È tutto costruito a regola d’arte. L’intimità c’è nelle intenzioni e nella realizzazione, nonostante sia un concerto in streaming – non live, tuttavia – per paganti atipici, seduti dietro una scrivania o semplicemente accovacciati sul proprio letto e non nel luogo dove si consuma la magia.
Questi novanta minuti iniziano con questa immagine: il poeta nero è seduto, con un taccuino in mano. Si alza e nel frattempo scorrono parole: un susseguirsi di pensieri sparsi che accompagnano il Re Inchiostro verso la sua postazione. Fogli sparsi a terra. Spartiti, quaderni e agende sul pianoforte. Una fotografia degna di Oscar (Robbie Ryan) e un luogo ultraterreno: questo stanzone infinito dell’Alexandra Palace in cui scorrono la vita, la morte e tante domande sul perché dell’esistenza.

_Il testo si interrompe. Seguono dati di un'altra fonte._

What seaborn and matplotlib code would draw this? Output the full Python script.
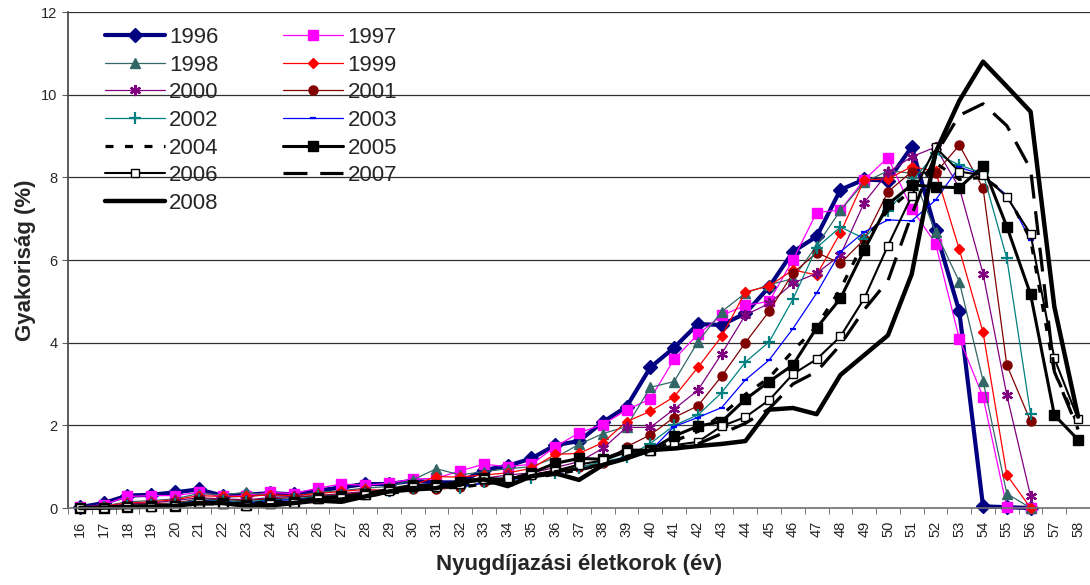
import matplotlib
matplotlib.use("Agg")
import matplotlib.pyplot as plt
import seaborn as sns
import numpy as np
from matplotlib.ticker import MultipleLocator

# === Data ===
ages = list(range(16, 59))

y1996 = [0.02, 0.12, 0.30, 0.32, 0.38, 0.45, 0.30, 0.32, 0.36, 0.33, 0.42, 0.50, 0.58, 0.58, 0.66,
         0.62, 0.62, 0.92, 1.02, 1.20, 1.52, 1.62, 2.08, 2.45, 3.40, 3.88, 4.45, 4.43, 4.71, 5.35,
         6.20, 6.57, 7.70, 7.95, 7.92, 8.74, 6.72, 4.76, 0.04, 0.02, 0.00]
y1997 = [0.02, 0.08, 0.28, 0.30, 0.30, 0.38, 0.28, 0.30, 0.38, 0.35, 0.48, 0.58, 0.55, 0.60, 0.70,
         0.72, 0.90, 1.06, 1.00, 1.06, 1.48, 1.82, 2.02, 2.37, 2.64, 3.60, 4.20, 4.66, 4.90, 5.00,
         6.00, 7.15, 7.21, 7.94, 8.48, 7.24, 6.40, 4.10, 2.69, 0.02, 0.00]
y1998 = [0.02, 0.05, 0.15, 0.18, 0.22, 0.35, 0.32, 0.38, 0.30, 0.28, 0.38, 0.42, 0.48, 0.52, 0.68,
         0.95, 0.80, 0.88, 0.95, 1.00, 1.22, 1.54, 1.80, 1.97, 2.92, 3.06, 4.02, 4.75, 5.20, 5.40,
         5.55, 6.35, 7.20, 7.88, 8.16, 8.10, 6.69, 5.48, 3.08, 0.35, 0.00]
y1999 = [0.02, 0.05, 0.12, 0.15, 0.20, 0.30, 0.28, 0.28, 0.32, 0.30, 0.35, 0.40, 0.45, 0.42, 0.55,
         0.76, 0.75, 0.80, 0.85, 0.96, 1.30, 1.32, 1.58, 2.09, 2.34, 2.69, 3.40, 4.15, 5.23, 5.37,
         5.76, 5.64, 6.66, 7.94, 7.96, 8.26, 8.15, 6.26, 4.25, 0.80, 0.00]
y2000 = [0.00, 0.03, 0.10, 0.12, 0.18, 0.25, 0.22, 0.20, 0.25, 0.28, 0.30, 0.35, 0.40, 0.42, 0.50,
         0.55, 0.58, 0.72, 0.80, 0.85, 0.98, 1.12, 1.44, 1.95, 1.95, 2.39, 2.85, 3.73, 4.67, 4.95,
         5.44, 5.68, 6.12, 7.39, 8.12, 8.50, 8.73, 7.75, 5.67, 2.73, 0.29]
y2001 = [0.00, 0.02, 0.08, 0.10, 0.12, 0.22, 0.20, 0.18, 0.22, 0.25, 0.30, 0.32, 0.38, 0.44, 0.45,
         0.45, 0.50, 0.62, 0.72, 0.80, 0.92, 1.00, 1.08, 1.48, 1.77, 2.19, 2.47, 3.19, 4.00, 4.76,
         5.68, 6.18, 5.92, 6.50, 7.65, 8.14, 8.10, 8.78, 7.74, 3.46, 2.10]
y2002 = [0.00, 0.02, 0.06, 0.08, 0.10, 0.20, 0.18, 0.15, 0.20, 0.22, 0.28, 0.30, 0.35, 0.40, 0.48,
         0.50, 0.48, 0.62, 0.70, 0.72, 0.85, 0.98, 1.12, 1.24, 1.56, 2.00, 2.25, 2.79, 3.53, 4.02,
         5.05, 6.30, 6.80, 6.52, 7.18, 7.90, 8.58, 8.30, 8.10, 6.04, 2.27]
y2003 = [0.00, 0.02, 0.05, 0.06, 0.08, 0.18, 0.15, 0.12, 0.18, 0.20, 0.25, 0.28, 0.32, 0.38, 0.45,
         0.50, 0.52, 0.60, 0.68, 0.75, 0.85, 0.95, 1.05, 1.25, 1.38, 1.97, 2.19, 2.43, 3.10, 3.58,
         4.34, 5.20, 6.20, 6.68, 6.97, 6.95, 7.45, 8.25, 8.05, 7.57, 6.48]
y2004 = [0.00, 0.02, 0.04, 0.05, 0.06, 0.15, 0.14, 0.10, 0.15, 0.18, 0.22, 0.25, 0.30, 0.35, 0.42,
         0.48, 0.50, 0.58, 0.65, 0.72, 0.82, 0.92, 1.05, 1.20, 1.38, 1.62, 1.85, 2.25, 2.75, 3.15,
         3.80, 4.40, 5.30, 6.45, 7.20, 7.70, 8.35, 7.95, 8.00, 7.60, 6.50, 3.30, 2.00]
y2005 = [0.00, 0.01, 0.03, 0.04, 0.05, 0.15, 0.12, 0.08, 0.12, 0.15, 0.25, 0.28, 0.35, 0.45, 0.55,
         0.55, 0.62, 0.72, 0.68, 0.85, 1.08, 1.20, 1.18, 1.40, 1.40, 1.74, 1.98, 2.09, 2.63, 3.06,
         3.46, 4.36, 5.07, 6.24, 7.35, 7.82, 7.77, 7.75, 8.27, 6.81, 5.17, 2.25, 1.65]
y2006 = [0.00, 0.01, 0.02, 0.03, 0.04, 0.12, 0.10, 0.06, 0.10, 0.12, 0.22, 0.25, 0.32, 0.42, 0.52,
         0.50, 0.58, 0.70, 0.72, 0.80, 0.90, 1.05, 1.15, 1.35, 1.38, 1.52, 1.60, 1.98, 2.20, 2.61,
         3.24, 3.60, 4.15, 5.07, 6.35, 7.55, 8.73, 8.14, 8.05, 7.53, 6.63, 3.62, 2.15]
y2007 = [0.00, 0.01, 0.02, 0.03, 0.04, 0.10, 0.10, 0.06, 0.08, 0.12, 0.20, 0.22, 0.30, 0.40, 0.50,
         0.48, 0.55, 0.70, 0.65, 0.78, 0.88, 0.95, 1.05, 1.25, 1.38, 1.45, 1.55, 1.80, 2.05, 2.40,
         3.00, 3.30, 3.95, 4.80, 5.50, 7.10, 8.55, 9.50, 9.78, 9.25, 8.20, 3.30, 1.90]
y2008 = [0.00, 0.01, 0.02, 0.03, 0.05, 0.12, 0.12, 0.06, 0.06, 0.12, 0.18, 0.15, 0.28, 0.40, 0.45,
         0.48, 0.64, 0.69, 0.53, 0.77, 0.84, 0.68, 1.04, 1.20, 1.40, 1.44, 1.50, 1.55, 1.62, 2.38,
         2.42, 2.27, 3.22, 3.70, 4.18, 5.66, 8.60, 9.85, 10.80, 10.20, 9.59, 4.87, 2.21]

years = ["1996", "1997", "1998", "1999", "2000", "2001", "2002",
         "2003", "2004", "2005", "2006", "2007", "2008"]
series = [y1996, y1997, y1998, y1999, y2000, y2001, y2002,
          y2003, y2004, y2005, y2006, y2007, y2008]

# Excel-like styles per year
styles = {
    "1996": dict(color="#000080", marker="D", ms=7, lw=3.0),
    "1997": dict(color="#FF00FF", marker="s", ms=6.5, lw=0.9),
    "1998": dict(color="#336666", marker="^", ms=7, lw=0.9),
    "1999": dict(color="#FF0000", marker="D", ms=5, lw=0.9),
    "2000": dict(color="#800080", marker=(6, 2, 0), ms=8, lw=0.9),
    "2001": dict(color="#800000", marker="o", ms=6.5, lw=0.9),
    "2002": dict(color="#008080", marker="+", ms=8, lw=0.9),
    "2003": dict(color="#0000FF", marker="_", ms=4, lw=0.9),
    "2004": dict(color="black", marker=None, ms=0, lw=2.3, ls=(0, (2.5, 3.6))),
    "2005": dict(color="black", marker="s", ms=6.5, lw=2.2),
    "2006": dict(color="black", marker="s", ms=6, lw=1.5, mfc="white"),
    "2007": dict(color="black", marker=None, ms=0, lw=2.3, ls=(0, (7.5, 4.0))),
    "2008": dict(color="black", marker=None, ms=0, lw=3.2),
}

sns.set_style("white")
plt.rcParams["font.family"] = ["Liberation Sans", "DejaVu Sans"]

fig = plt.figure(figsize=(10.9, 5.85), dpi=100)
ax = fig.add_axes([0.0624, 0.1316, 0.9376, 0.8478])

for yr, vals in zip(years, series):
    st = styles[yr]
    kw = dict(color=st["color"], linewidth=st["lw"], label=yr, clip_on=False)
    if st["marker"] is not None:
        kw.update(marker=st["marker"], markersize=st["ms"],
                  markeredgecolor=st["color"],
                  markerfacecolor=st.get("mfc", st["color"]),
                  markeredgewidth=1.6 if st["marker"] in ("+", "_", (6, 2, 0)) else 1.0)
    if "ls" in st:
        kw["linestyle"] = st["ls"]
    sns.lineplot(x=ages[:len(vals)], y=vals, ax=ax, errorbar=None, **kw)

ax.set_xlim(15.5, 58.5)
ax.set_ylim(0, 12)
ax.set_yticks(np.arange(0, 13, 2))
ax.yaxis.grid(True, color="#303030", linewidth=0.9)
ax.xaxis.grid(False)

ax.set_xticks(ages)
ax.set_xticklabels([str(a) for a in ages], rotation=90, fontsize=10.5)
ax.xaxis.set_minor_locator(MultipleLocator(1, offset=0.5))
ax.tick_params(axis="x", which="major", length=0, pad=9)
ax.tick_params(axis="x", which="minor", length=4, direction="out", color="#606060", bottom=True)
ax.tick_params(axis="y", length=4, direction="out", color="#606060", left=True, labelsize=10.5)

for side in ("top", "right"):
    ax.spines[side].set_visible(False)
ax.spines["left"].set_color("#404040")
ax.spines["bottom"].set_color("#707070")
for side in ("left", "bottom"):
    ax.spines[side].set_linewidth(1.2)

ax.set_xlabel("Nyugdíjazási életkorok (év)", fontsize=16, fontweight="bold", labelpad=12)
ax.set_ylabel("Gyakoriság (%)", fontsize=16, fontweight="bold", labelpad=4)

# legend: row-wise order in two columns
handles, labels = ax.get_legend_handles_labels()
order = [0, 2, 4, 6, 8, 10, 12, 1, 3, 5, 7, 9, 11]
ax.legend([handles[i] for i in order], [labels[i] for i in order],
          ncol=2, loc="upper left", bbox_to_anchor=(0.036, 0.97),
          frameon=False, fontsize=16, handlelength=2.7, handletextpad=0.2,
          columnspacing=2.9, labelspacing=0.3, borderpad=0, borderaxespad=0)

fig.savefig("out.png", dpi=100)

I brani hanno una veste nuova, agghindati per il dì di festa: nulla di sfarzoso, sia chiaro, sobri ed essenziali come il completo di Cave. Pesca dal suo infinito canzoniere: ci sono sia i Bad Seeds sia i Grinderman (Palaces Of Montezuma al piano è una di quelle cose che fanno bene al cuore); ci sono gli esordi e le ultime cose, c’è anche un brano inedito (Euthanasia), insomma c’è tutto il microcosmo aulico, nero, tossico e redento di Cave. Nonostante la solitudine dell’Idiot Prayer, Cave non riesce a essere inespressivo: guarda fisso gli spartiti e i suoi diari e fa trasparire continui sussulti di emotività.
È una messa pagana a cui sia il fan sia il curioso sia l’appassionato non possono mancare. Una liturgia che gonfia i cuori e appaga gli animi inquieti. È un gigante Nick e lo dimostra in ogni singolo istante dell’ora e mezza scarsa di live. La diapositiva finale è eterea, dopo aver suonato e cantato l’onirica Galleon Ship, Cave si alza e si avvia verso la luce, sparendo in questo fascio di luce che sa di catarsi.